Castilla y León es una autonomía singular y no sólo por su vasta
extensión territorial (comparable a Portugal o Bulgaria) ni tan siquiera
por haber devenido en la madre -y madrastra- de España, sino por
encarnar la fusión de dos viejos reinos de taifas que antaño combatieron
contra Al-Andalus: el de Castilla y el de León.
La creación de las autonomías en España en los años 70 fue una
locura: se fusionaron León y Castilla, se negó la condición de
nacionalidad histórica a tierras que lo son (Navarra, Valencia…) y se
concedió a otras sin serlo (País Vasco, Cataluña…) y de la noche a la
mañana se crearon territorios nunca vistos, como Madrid.
León clama por la autonomía. El regionalismo leonés pugna por
unificar Salamanca, Zamora y León para constituir un País Leonés
independiente de Castilla pero no de España. Es justo. León fue un
histórico reino por centurias y merece mejor suerte que la de acabar
como un triste apéndice de la centralista Castilla.
El país está relacionado en historia, tradición y cultura con otros
pueblos peninsulares pues conserva una lengua propia -el leonés-,
emparentada con el bable, el cántabro, el castúo y el mirandés. El
leonés -al borde la extinción por la presión castellana- es un precioso
tesoro cultural que merece preservarse a toda costa.
Las fronteras del País Leonés son motivo de controversia. En
Salamanca y Zamora existen recelos para unirse a León. Además, el
antiguo reino leonés fue anexionado por Castilla (aunque también
Navarra y hoy dispone de autonomía propia) y tierras como Galicia o
Asturias pertenecieron en su momento al histórico León.

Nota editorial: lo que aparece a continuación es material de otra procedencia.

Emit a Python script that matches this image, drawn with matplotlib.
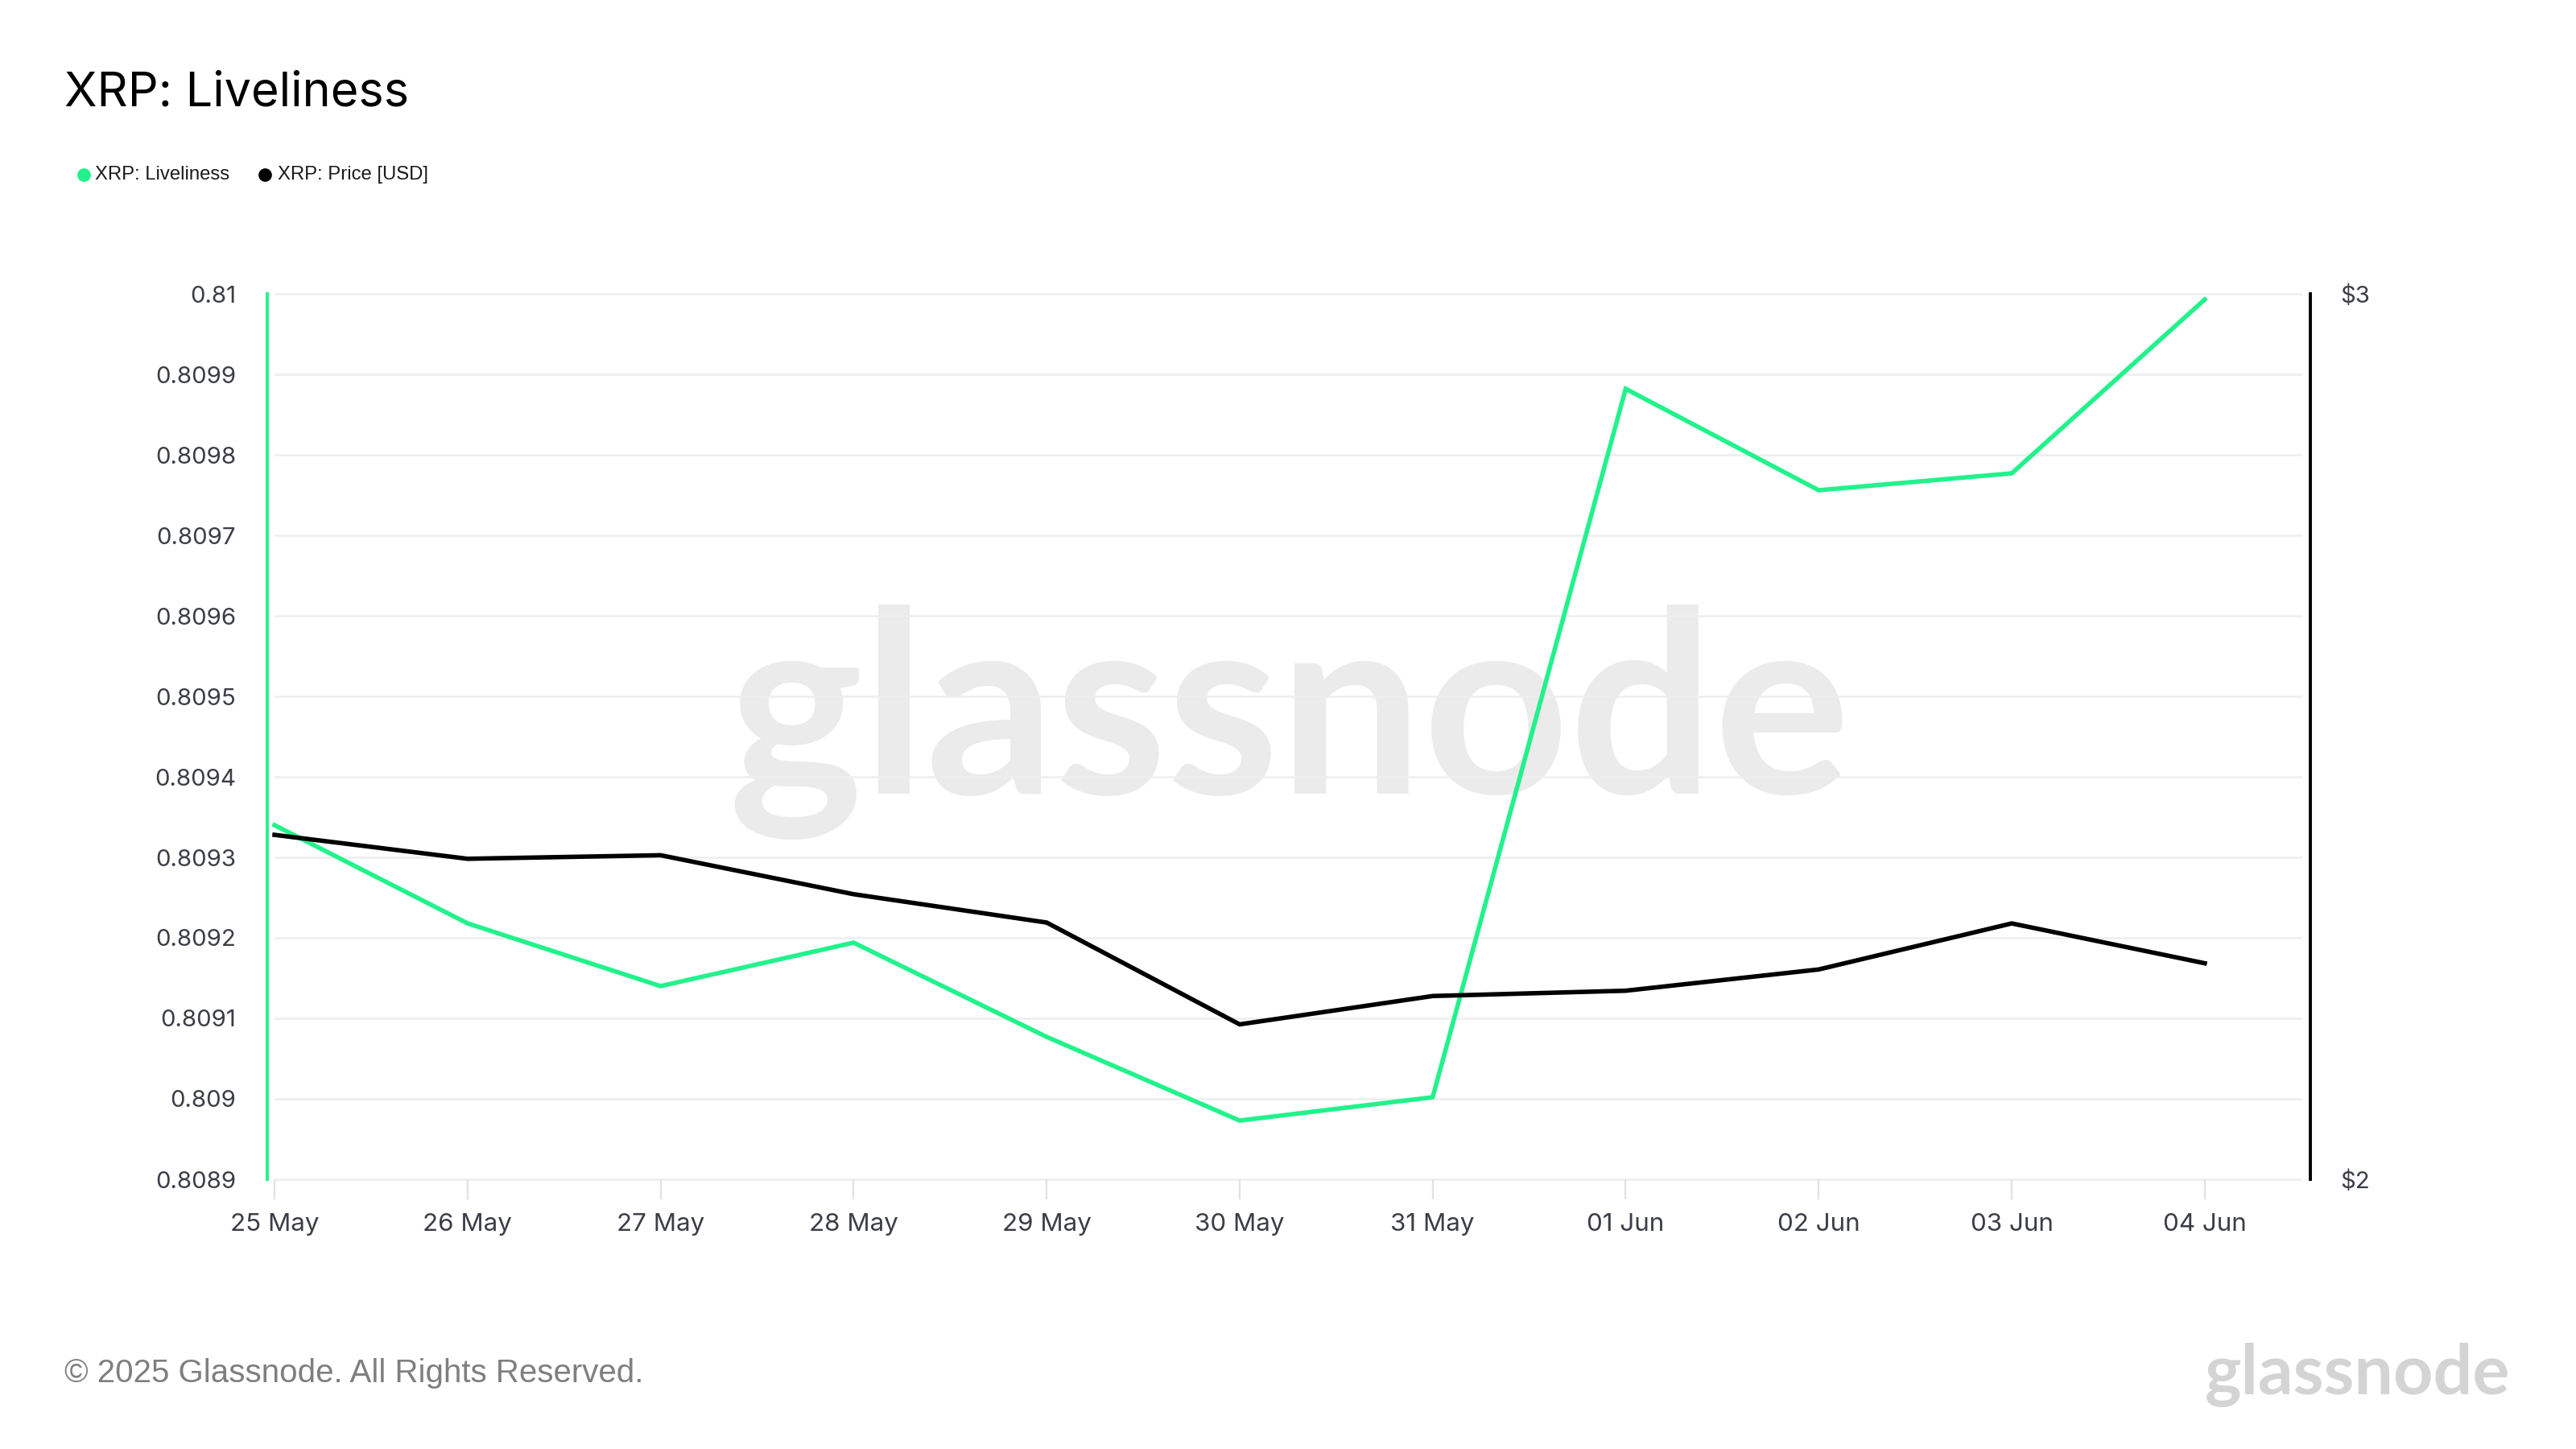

Aunque no se mantengan las fronteras históricas de los antiguos
reinos es justo crear el País Leonés. Castilla, Aragón, Navarra,
Valencia, Baleares… Todos los antiguos reinos se han dotado de un marco
geopolítico propio. Todos excepto León. Por historia, tradición,
identidad y cultura el Reino de León debe volver a la vida.